You can’t beat up on the government when you don’t understand what the government is fighting for. They’re not fighting against [gays]. In the government in Jamaica right now, me sure you can find a few gay people. But the whole Caribbean needs support because the [rapes] have to stop.”
Instead of addressing that claim—and trying to sort out the truth from malicious myths—Bryant next asks Beenie about appearing on The RuPaul Show back in 1996. Who gives a damn about RuPaul (sorry, Ru)?!? The man just said gays in Jamaica don’t deserve equality because they’re child rapists!
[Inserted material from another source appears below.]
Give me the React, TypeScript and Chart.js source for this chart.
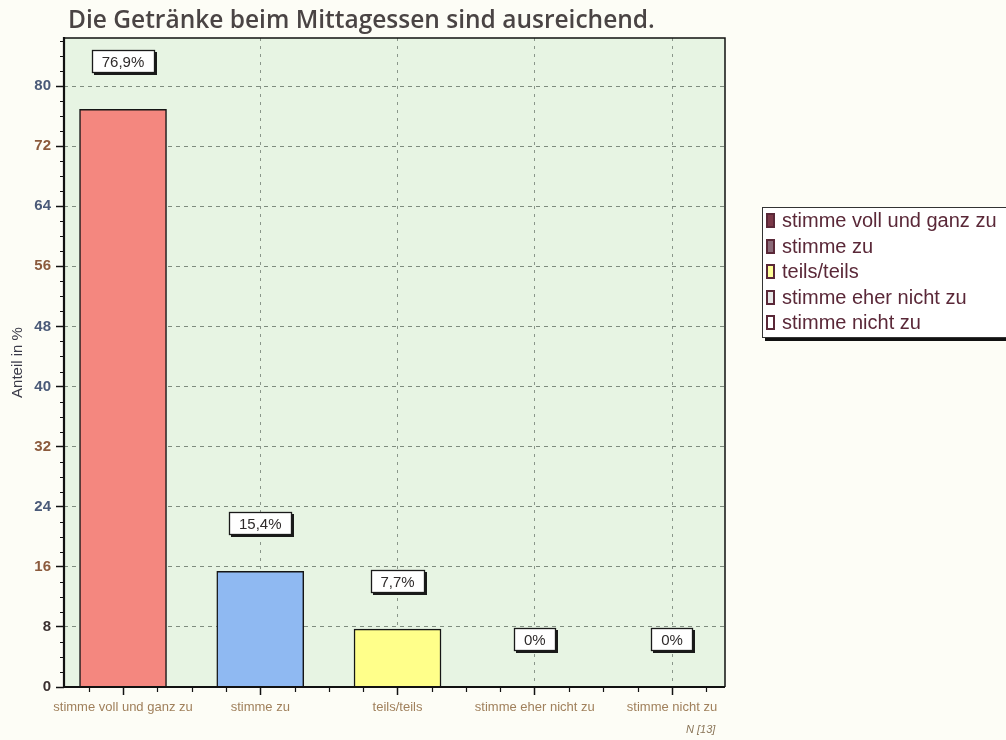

Maybe Bryant and his editor just wanted to let Beenie hang himself with his words. But that’s not what comes across—not with a headline like: “Beenie Man Apologizes: The king of dancehall music is sorry for his past homophobic lyrics and says his view on LGBT equality has evolved. “
Toward the end of the interview, Bryant asks Beenie if he’d ever perform at an LGBT event. “Ya know, I just can’t answer that,” the singer replies. “When I get there, I get there, seriously.”
We’ll save you the trouble, Beenie. We don’t want you.